I was 13 the first time… he was 22 It wasn’t until I eventually reached the age of 22 I came to understand the depth of deception I had faced. I knew nothing of love. Relationships. In hindsight it was an entire recipe for disaster that could have been avoided in so many ways. It was at least a year of grooming before it got to the stage of sexual abuse…. There were those in my life that called it. But it seems the fear of reputation had overcome my family and we all stayed silent. Maybe they were respecting my privacy. I eventually went to the police and made statements but I didn’t want to use words like rape or molestation because I didn’t understand them.
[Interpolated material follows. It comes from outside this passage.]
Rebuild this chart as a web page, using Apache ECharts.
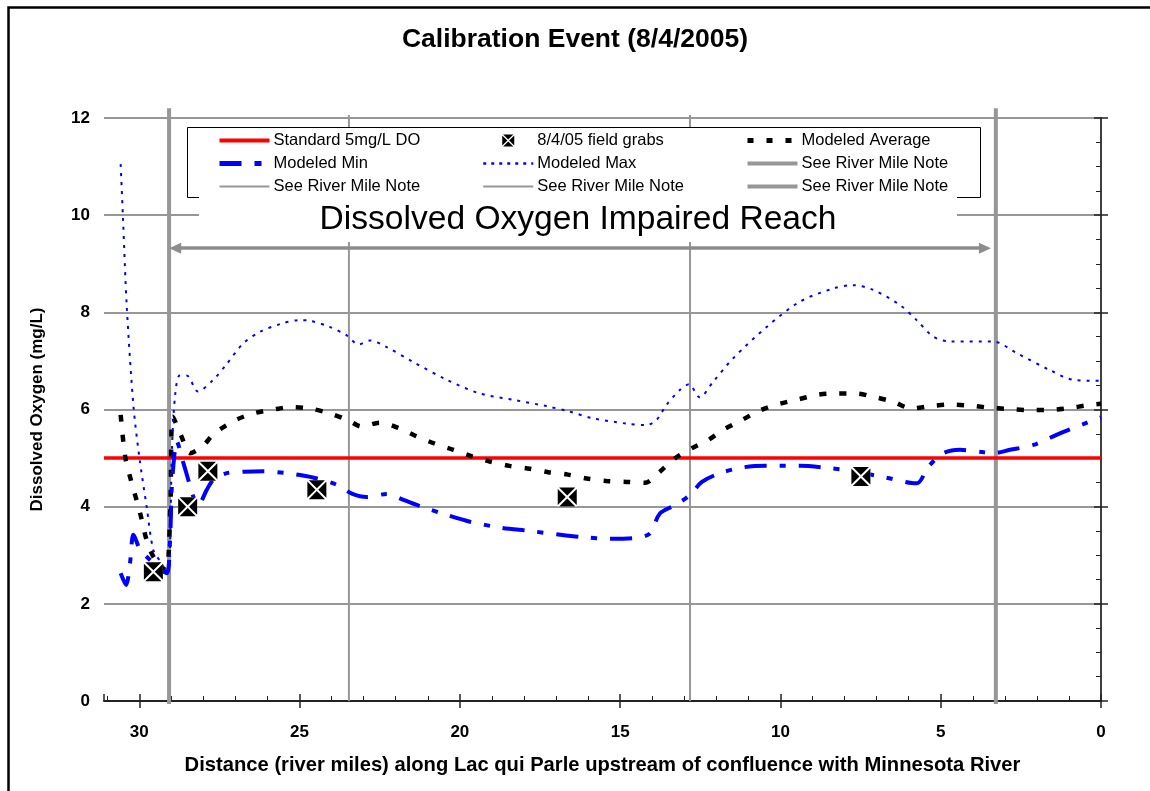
<!DOCTYPE html>
<html>
<head>
<meta charset="utf-8">
<title>Calibration Event (8/4/2005)</title>
<script src="https://cdn.jsdelivr.net/npm/echarts@6/dist/echarts.min.js"></script>
<style>
  html, body { margin: 0; padding: 0; background: #fff; }
  #chart { width: 1150px; height: 791px; }
</style>
</head>
<body>
<div id="chart"></div>
<script>
// River miles (upstream of the Minnesota River confluence) and dissolved oxygen, mg/L
const milesMax = [30.58, 30.51, 30.39, 30.18, 30.0, 29.77, 29.56, 29.3, 29.14, 29.06, 28.98, 28.88, 28.74, 28.52, 28.17, 27.71, 27.29, 26.76, 26.23, 25.6, 25.0, 24.7, 24.06, 23.54, 23.16, 22.8, 22.3, 21.46, 20.4, 19.38, 18.34, 17.3, 16.6, 15.85, 14.8, 14.18, 13.87, 13.56, 13.14, 12.85, 12.52, 12.1, 11.48, 10.43, 9.39, 8.35, 7.73, 7.1, 6.27, 5.75, 5.23, 4.71, 3.36, 2.63, 1.59, 0.86, 0.0];
const doMax = [11.05, 9.97, 8.12, 6.06, 5.03, 4.0, 3.11, 2.83, 2.63, 2.7, 5.2, 6.3, 6.7, 6.7, 6.37, 6.6, 6.92, 7.36, 7.6, 7.76, 7.84, 7.83, 7.7, 7.53, 7.34, 7.42, 7.29, 6.98, 6.61, 6.33, 6.2, 6.07, 5.96, 5.82, 5.71, 5.68, 5.78, 6.09, 6.4, 6.52, 6.25, 6.57, 7.05, 7.7, 8.22, 8.49, 8.56, 8.46, 8.15, 7.84, 7.5, 7.4, 7.4, 7.16, 6.81, 6.61, 6.59];

const milesAvg = [30.58, 30.44, 30.29, 29.97, 29.77, 29.56, 29.3, 29.15, 29.03, 28.95, 28.68, 28.42, 28.05, 27.65, 27.0, 26.44, 25.82, 25.24, 24.68, 24.06, 23.48, 23.07, 22.5, 21.88, 21.36, 20.79, 20.2, 19.64, 19.07, 18.45, 17.82, 17.25, 16.63, 16.05, 15.43, 14.8, 14.23, 13.76, 13.3, 12.77, 12.26, 11.79, 11.21, 10.64, 10.07, 9.5, 8.87, 8.25, 7.63, 7.1, 6.48, 5.91, 5.34, 4.71, 4.09, 3.52, 2.89, 2.27, 1.69, 1.07, 0.4, 0.0];
const doAvg = [5.89, 5.03, 4.62, 3.86, 3.31, 2.97, 2.76, 2.68, 4.0, 5.85, 5.44, 5.1, 5.23, 5.51, 5.78, 5.92, 6.0, 6.05, 6.02, 5.92, 5.78, 5.65, 5.73, 5.61, 5.45, 5.3, 5.17, 5.04, 4.93, 4.84, 4.78, 4.71, 4.66, 4.58, 4.53, 4.51, 4.49, 4.72, 4.99, 5.2, 5.37, 5.58, 5.78, 5.98, 6.11, 6.2, 6.3, 6.33, 6.33, 6.26, 6.16, 6.02, 6.07, 6.1, 6.08, 6.04, 6.01, 5.99, 5.99, 6.02, 6.09, 6.12];

const milesMin = [30.58, 30.41, 30.29, 30.18, 29.97, 29.66, 29.35, 29.14, 29.04, 28.99, 28.91, 28.84, 28.62, 28.47, 28.31, 28.16, 27.9, 27.69, 27.27, 26.75, 26.13, 25.4, 24.98, 24.46, 23.84, 23.37, 22.9, 22.28, 21.76, 21.24, 20.41, 19.68, 18.75, 17.82, 16.98, 16.15, 15.32, 14.48, 14.07, 13.76, 13.29, 12.82, 12.45, 11.88, 11.16, 10.43, 9.39, 8.45, 7.83, 6.79, 5.75, 5.39, 4.92, 4.4, 3.77, 3.36, 2.84, 2.11, 1.28, 0.55, 0.0];
const doMin = [2.63, 2.39, 2.83, 3.42, 3.11, 2.9, 2.7, 2.63, 3.31, 4.34, 5.03, 5.35, 4.89, 4.55, 4.2, 4.03, 4.34, 4.55, 4.69, 4.72, 4.73, 4.69, 4.65, 4.58, 4.45, 4.27, 4.2, 4.26, 4.14, 4.01, 3.83, 3.69, 3.57, 3.5, 3.43, 3.37, 3.34, 3.36, 3.45, 3.86, 4.03, 4.24, 4.51, 4.69, 4.81, 4.84, 4.84, 4.79, 4.74, 4.61, 4.48, 4.82, 5.1, 5.17, 5.13, 5.1, 5.17, 5.27, 5.51, 5.7, 5.84];

// Field grab samples, 8/4/05
const grabMiles = [29.56, 28.49, 27.86, 24.46, 16.65, 7.49];
const grabDO = [2.66, 4.0, 4.73, 4.35, 4.2, 4.62];

// 5 mg/L dissolved oxygen standard, drawn across the whole reach
const standardMiles = [31.1, 0];
const standardDO = [5, 5];

// River mile note markers: [mile, bottom, top]
const noteThick = [[29.07, -0.06, 12.2], [3.28, -0.06, 12.2]];
const noteThin = [[23.46, 0, 12.06], [12.82, 0, 12.06]];

// Impaired reach arrow: end points (arrowheads centred on them) and height on the DO scale
const reachMiles = [28.88, 3.62];
const reachDO = 9.32;

// Axis tick values
const xTicks = [0, 5, 10, 15, 20, 25, 30];
const yTicks = [0, 2, 4, 6, 8, 10, 12];

const FONT = "'Liberation Sans', Arial, Helvetica, sans-serif";
const GRID_GRAY = '#979797';

const pairs = (xs, ys) => xs.map((x, i) => [x, ys[i]]);
const vline = (m) => [[m[0], m[1]], [m[0], m[2]]];

// Black box with a white X: four triangles left over when the X is cut out of the square
const grabSymbol = 'path://M0.75,0L9.25,0L5,4.25ZM10,0.75L10,9.25L5.75,5ZM9.25,10L0.75,10L5,5.75ZM0,9.25L0,0.75L4.25,5Z';

const noteNames = ['See River Mile Note #1', 'See River Mile Note #2', 'See River Mile Note #3', 'See River Mile Note #4'];

// legend line samples, drawn a little heavier than the plotted lines like the sheet's key
const key = (name, lineStyle) => (lineStyle ? { name: name, lineStyle: lineStyle } : { name: name });

const chart = echarts.init(document.getElementById('chart'), null, { renderer: 'canvas' });

const legendCommon = {
  orient: 'vertical',
  top: 127,
  itemWidth: 50,
  itemHeight: 12,
  itemGap: 6,
  selectedMode: false,
  z: 20,
  textStyle: { fontFamily: FONT, fontSize: 16.5, color: '#000', padding: [0, 0, 0, -1] },
  formatter: (name) => name.replace(/\s#\d$/, '')
};

// line series: hide the point symbol that the legend would otherwise draw over the line
const noMarker = (color) => ({ color: color, opacity: 0 });

const option = {
  backgroundColor: '#fff',
  animation: false,
  title: {
    text: 'Calibration Event (8/4/2005)',
    left: 'center',
    top: 21,
    textStyle: { fontFamily: FONT, fontSize: 26.5, fontWeight: 'bold', color: '#000' }
  },
  legend: [
    Object.assign({}, legendCommon, {
      left: 212,
      data: [
        key('Standard 5mg/L DO', { width: 4 }),
        key('Modeled Min', { width: 5, type: [22, 13, 7, 13] }),
        key(noteNames[1], { width: 2 })
      ]
    }),
    Object.assign({}, legendCommon, {
      left: 477,
      data: [
        key('8/4/05 field grabs'),
        key('Modeled Max', { width: 2.5, type: [3, 5] }),
        key(noteNames[2], { width: 2 })
      ]
    }),
    Object.assign({}, legendCommon, {
      left: 740,
      data: [
        key('Modeled Average', { width: 5, type: [6, 13] }),
        key(noteNames[0], { width: 4 }),
        key(noteNames[3], { width: 4 })
      ]
    })
  ],
  grid: { left: 104, right: 49, top: 118, bottom: 90, containLabel: false },
  xAxis: [
    {
      type: 'value', inverse: true, min: 0, max: 31.1, interval: 5, position: 'bottom',
      name: 'Distance (river miles) along Lac qui Parle upstream of confluence with Minnesota River',
      nameLocation: 'middle', nameGap: 54,
      nameTextStyle: { fontFamily: FONT, fontSize: 20.2, fontWeight: 'bold', color: '#000' },
      axisLine: { show: true, lineStyle: { color: '#222', width: 2 } },
      axisTick: { show: true, inside: false, length: 7, lineStyle: { color: '#222', width: 1.5 } },
      axisLabel: {
        margin: 23, fontFamily: FONT, fontSize: 17, fontWeight: 'bold', color: '#000',
        showMaxLabel: false,
        formatter: (v) => (xTicks.indexOf(v) >= 0 ? String(v) : '')
      },
      splitLine: { show: false }
    },
    {
      type: 'value', inverse: true, min: 0, max: 31.1, interval: 5, position: 'bottom',
      axisLine: { show: false },
      axisTick: { show: true, inside: true, length: 7, lineStyle: { color: '#222', width: 1.5 } },
      minorTick: { show: true, splitNumber: 5, length: 5, lineStyle: { color: '#222', width: 1 } },
      axisLabel: { show: false },
      splitLine: { show: false }
    }
  ],
  yAxis: [
    {
      type: 'value', min: 0, max: 12, interval: 2, position: 'left',
      name: 'Dissolved Oxygen (mg/L)', nameLocation: 'middle', nameGap: 58,
      nameTextStyle: { fontFamily: FONT, fontSize: 17, fontWeight: 'bold', color: '#000' },
      axisLine: { show: true, lineStyle: { color: GRID_GRAY, width: 2 } },
      axisTick: { show: false },
      axisLabel: {
        margin: 14, fontFamily: FONT, fontSize: 17, fontWeight: 'bold', color: '#000',
        formatter: (v) => (yTicks.indexOf(v) >= 0 ? String(v) : '')
      },
      splitLine: { show: true, lineStyle: { color: GRID_GRAY, width: 2 } }
    },
    {
      type: 'value', min: 0, max: 12, interval: 2, position: 'right',
      axisLine: { show: true, onZero: false, lineStyle: { color: '#222', width: 1.5 } },
      axisTick: { show: true, inside: false, length: 7, lineStyle: { color: '#222', width: 1.5 } },
      axisLabel: { show: false },
      splitLine: { show: false }
    },
    {
      type: 'value', min: 0, max: 12, interval: 2, position: 'right',
      axisLine: { show: false },
      axisTick: { show: true, inside: true, length: 7, lineStyle: { color: '#222', width: 1.5 } },
      minorTick: { show: true, splitNumber: 4, length: 5, lineStyle: { color: '#222', width: 1 } },
      axisLabel: { show: false },
      splitLine: { show: false }
    }
  ],
  graphic: {
    elements: [
      // outer chart frame
      { type: 'rect', left: 6, top: 5, shape: { width: 1300, height: 900 }, style: { fill: 'none', stroke: '#000', lineWidth: 2.5 }, z: 30, silent: true },
      // legend box
      { type: 'rect', left: 187, top: 127, shape: { width: 793, height: 70 }, style: { fill: '#fff', stroke: '#000', lineWidth: 1 }, z: 10, silent: true },
      // banner behind the reach label
      { type: 'rect', left: 199, top: 196, shape: { width: 758, height: 46 }, style: { fill: '#fff', stroke: null }, z: 11, silent: true },
      {
        type: 'text', x: 578, y: 220, z: 12, silent: true,
        style: {
          text: 'Dissolved Oxygen Impaired Reach', fill: '#000',
          font: "33.6px 'Liberation Sans', Arial, sans-serif", align: 'center', verticalAlign: 'middle'
        }
      }
    ]
  },
  series: [
    {
      name: noteNames[0], type: 'line', data: vline(noteThick[0]), symbol: 'none', clip: false,
      lineStyle: { color: GRID_GRAY, width: 4 }, itemStyle: noMarker(GRID_GRAY), silent: true
    },
    {
      name: noteNames[3], type: 'line', data: vline(noteThick[1]), symbol: 'none', clip: false,
      lineStyle: { color: GRID_GRAY, width: 4 }, itemStyle: noMarker(GRID_GRAY), silent: true
    },
    {
      name: noteNames[1], type: 'line', data: vline(noteThin[0]), symbol: 'none', clip: false,
      lineStyle: { color: GRID_GRAY, width: 2 }, itemStyle: noMarker(GRID_GRAY), silent: true
    },
    {
      name: noteNames[2], type: 'line', data: vline(noteThin[1]), symbol: 'none', clip: false,
      lineStyle: { color: GRID_GRAY, width: 2 }, itemStyle: noMarker(GRID_GRAY), silent: true
    },
    {
      name: 'Standard 5mg/L DO', type: 'line', data: pairs(standardMiles, standardDO), symbol: 'none',
      lineStyle: { color: '#ff0000', width: 3.5 }, itemStyle: noMarker('#ff0000'), silent: true,
      markLine: {
        silent: true,
        symbol: ['triangle', 'triangle'],
        symbolSize: [11, 12],
        label: { show: false },
        itemStyle: { opacity: 1 },
        lineStyle: { color: '#8c8c8c', width: 3.5, type: 'solid', opacity: 1 },
        data: [[{ coord: [reachMiles[0], reachDO] }, { coord: [reachMiles[1], reachDO] }]]
      }
    },
    {
      name: 'Modeled Average', type: 'line', data: pairs(milesAvg, doAvg), symbol: 'none', smooth: 0.3,
      lineStyle: { color: '#000', width: 4.5, type: [7, 13] }, itemStyle: noMarker('#000'), silent: true
    },
    {
      name: 'Modeled Min', type: 'line', data: pairs(milesMin, doMin), symbol: 'none', smooth: 0.3,
      lineStyle: { color: '#0000ff', width: 4, type: [22, 13, 6, 13] }, itemStyle: noMarker('#0000ff'), silent: true
    },
    {
      name: 'Modeled Max', type: 'line', data: pairs(milesMax, doMax), symbol: 'none', smooth: 0.3,
      lineStyle: { color: '#0000ff', width: 2, type: [3, 6] }, itemStyle: noMarker('#0000ff'), silent: true
    },
    {
      name: 'grab backing', type: 'scatter', data: pairs(grabMiles, grabDO), symbol: 'rect', symbolSize: 19,
      itemStyle: { color: '#fff', opacity: 1 }, silent: true, z: 3
    },
    {
      name: '8/4/05 field grabs', type: 'scatter', data: pairs(grabMiles, grabDO), symbol: grabSymbol, symbolSize: 19,
      itemStyle: { color: '#000', opacity: 1 }, silent: true, z: 4
    }
  ]
};

chart.setOption(option);
</script>
</body>
</html>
My idea of the situation was clouded with loyalty, and misplaced respect.
Knowing what I do now. Terminology is key. We have to educate out families, our children about boundaries. What is right and wrong. Knowledge is power. Guidelines surrounding decent behavior is necessary. My children are going to have all the means to communicate with me that they do not feel safe. And as a parent, I will honor their comfort zones and boundaries because that is my job. Anyone crossing the line is getting cut.
Manipulation: Once you have trust, friendship, grooming – the manipulation comes easy. He chose what I wore and made me wear big baggy clothes as to cover my body. And male friends I had or any males I socialized with always followed a big tantrum, a big fight, he would mentally and emotionally abuse me every single day. I was constantly apologizing for who knows what and seeking his approval. There were many times I tried to escape the relationship and he threatened to kill himself. He would start fights between me and my parents and console me afterwards. He would lie to everyone about what was going on and make sure I wasn’t telling anyone. Obviously, if you have to keep it a secret, its wrong. He knew all along what he was doing and in hindsight I am baffled at the level of abuse. A predator will turn the victim against their family. The abuse is beyond physical it’s a mental trap. I’ve seen so many stories where the young person runs away to be with their abuser.
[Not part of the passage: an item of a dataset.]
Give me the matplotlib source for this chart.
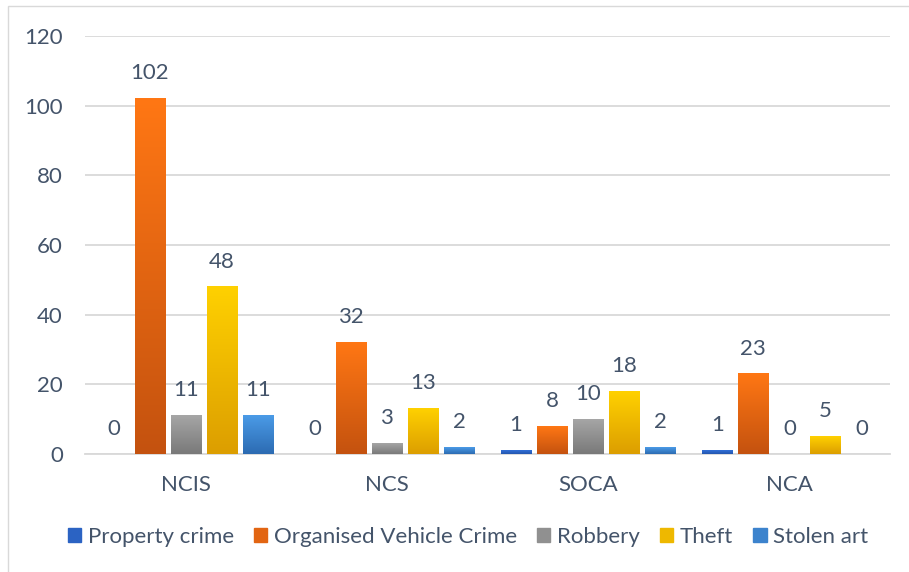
import matplotlib.pyplot as plt
import numpy as np
from matplotlib.colors import LinearSegmentedColormap
from matplotlib.patches import Rectangle

plt.rcParams['font.family'] = ['Lato', 'DejaVu Sans']

categories = ["NCIS", "NCS", "SOCA", "NCA"]
series_names = ["Property crime", "Organised Vehicle Crime", "Robbery", "Theft", "Stolen art"]
property_crime = [0, 0, 1, 1]
vehicle_crime = [102, 32, 8, 23]
robbery = [11, 3, 10, 0]
theft = [48, 13, 18, 5]
stolen_art = [11, 2, 2, 0]
series_values = [property_crime, vehicle_crime, robbery, theft, stolen_art]

# (top colour, bottom colour) for the Excel-like gradient fill
grads = [("#3170D8", "#2456AE"),
         ("#FF7714", "#C4520F"),
         ("#A6A6A6", "#797979"),
         ("#FFD100", "#DC9E00"),
         ("#4B9BE7", "#2C6BB2")]
text_col = "#44546A"
grid_col = "#D9D9D9"
fs = 16

fig = plt.figure(figsize=(9.09, 5.72), dpi=100)
ax = fig.add_axes([85 / 909, 1 - 454 / 572, 805 / 909, 418 / 572])

x = np.arange(len(categories))
step = 36 / 201
width = 30 / 201
grad = np.linspace(0, 1, 256).reshape(-1, 1)

for i, (name, vals) in enumerate(zip(series_names, series_values)):
    pos = x + (i - 2) * step
    bars = ax.bar(pos, vals, width, color="none", edgecolor="none", zorder=3)
    cmap = LinearSegmentedColormap.from_list(name, [grads[i][1], grads[i][0]])
    for b, v in zip(bars, vals):
        if v <= 0:
            continue
        x0 = b.get_x()
        ax.imshow(grad, cmap=cmap, origin="lower", aspect="auto",
                  extent=(x0, x0 + width, 0, v), zorder=3)
    for p, v in zip(pos, vals):
        ax.annotate(str(v), (p, v), xytext=(0, 11), textcoords="offset points",
                    ha="center", va="bottom", fontsize=fs, color=text_col)

ax.set_xlim(-0.5, len(categories) - 0.5)
ax.set_ylim(0, 120)
ax.set_yticks(range(0, 121, 20))
ax.set_xticks(x)
ax.set_xticklabels(categories)
ax.grid(axis="y", color=grid_col, linewidth=1.3, zorder=0)
ax.set_axisbelow(True)
for s in ["top", "right", "left"]:
    ax.spines[s].set_visible(False)
ax.spines["bottom"].set_color(grid_col)
ax.spines["bottom"].set_linewidth(1.3)
ax.tick_params(axis="both", length=0, labelsize=fs, labelcolor=text_col)
ax.tick_params(axis="y", pad=16)
ax.tick_params(axis="x", pad=15)

# legend squares use the gradient mid colour
handles = []
for top, bot in grads:
    cm = LinearSegmentedColormap.from_list("h", [bot, top])
    handles.append(Rectangle((0, 0), 1, 1, color=cm(0.5)))
fig.legend(handles, series_names, loc="center", bbox_to_anchor=(0.515, 1 - 537 / 572),
           ncol=5, frameon=False, fontsize=fs, labelcolor=text_col,
           handlelength=0.6, handleheight=0.6, handletextpad=0.3, columnspacing=0.9)

# chart area border
fig.patches.append(Rectangle((8 / 909, -0.1), 1.2, 1 - 6 / 572 + 0.1, transform=fig.transFigure,
                             fill=False, edgecolor="#D9D9D9", linewidth=1.0))

fig.savefig("out.png", dpi=100)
Can we talk about this more? Can we save ourselves and our future children the damage and mistakes of our past? Can we look at ourselves, properly and ensure our children grow up in a safer world?
One of the biggest reasons we don’t come out about our abuse and abusers is victim blaming, I have been told it was an ‘affair’, been told that I was in a position of 'trust'.... that I had some sort of accountability. Which is completely false, and I know many other young people are in situations now where they feel guilty and ashamed and that it is somehow their fault. The law is the law for a reason. And has been put in place to outline what is right and what is wrong. No underage person under any circumstance is responsible for their abuse. Nobody is ever asking to be abused.
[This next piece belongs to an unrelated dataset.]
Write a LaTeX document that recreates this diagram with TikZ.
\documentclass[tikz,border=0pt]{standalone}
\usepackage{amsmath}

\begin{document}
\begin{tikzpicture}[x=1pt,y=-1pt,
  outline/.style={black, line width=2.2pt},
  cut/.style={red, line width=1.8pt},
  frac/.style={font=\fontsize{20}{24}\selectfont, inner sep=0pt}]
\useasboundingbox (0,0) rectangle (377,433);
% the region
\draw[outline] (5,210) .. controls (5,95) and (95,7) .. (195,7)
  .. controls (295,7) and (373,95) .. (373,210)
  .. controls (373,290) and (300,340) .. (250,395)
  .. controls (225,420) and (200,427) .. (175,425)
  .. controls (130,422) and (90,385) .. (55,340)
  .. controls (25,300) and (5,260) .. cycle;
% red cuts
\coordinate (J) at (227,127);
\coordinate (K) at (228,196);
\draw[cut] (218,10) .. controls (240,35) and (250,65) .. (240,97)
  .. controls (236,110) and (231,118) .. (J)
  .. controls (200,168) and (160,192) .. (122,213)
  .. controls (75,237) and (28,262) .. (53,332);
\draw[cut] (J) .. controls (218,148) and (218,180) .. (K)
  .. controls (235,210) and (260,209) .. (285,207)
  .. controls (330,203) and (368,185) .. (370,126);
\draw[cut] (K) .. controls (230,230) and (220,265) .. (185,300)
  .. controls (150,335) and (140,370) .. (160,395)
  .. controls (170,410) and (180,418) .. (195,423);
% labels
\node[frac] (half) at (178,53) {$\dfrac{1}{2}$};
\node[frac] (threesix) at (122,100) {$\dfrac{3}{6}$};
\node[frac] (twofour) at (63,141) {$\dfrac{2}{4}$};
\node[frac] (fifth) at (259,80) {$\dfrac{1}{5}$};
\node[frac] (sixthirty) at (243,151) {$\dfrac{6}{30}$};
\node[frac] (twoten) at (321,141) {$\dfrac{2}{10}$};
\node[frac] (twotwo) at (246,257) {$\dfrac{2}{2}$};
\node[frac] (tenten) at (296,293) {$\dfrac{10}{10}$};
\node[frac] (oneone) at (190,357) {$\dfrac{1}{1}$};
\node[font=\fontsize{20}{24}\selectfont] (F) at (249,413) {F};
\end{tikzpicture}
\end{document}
I don’t want to detail the sexual abuse. It makes me feel sick still. I feel I need to share the facts about predatory behavior. The patterns. I don’t want people to feel sorry for me, I would never have shared this without knowing my story had some purpose. As I get older, I find myself thinking back on my situation and learning about other peoples abuse and I see the signs. These are the signs. Stay conscious. Most of all trust your instincts. Dot not wait for proof. Cut predators off at the pass. There is always a way out. Honesty is your best chance of fighting for what is right. Stand your ground when it comes to your children, do not back down when you know boundaries are being crossed.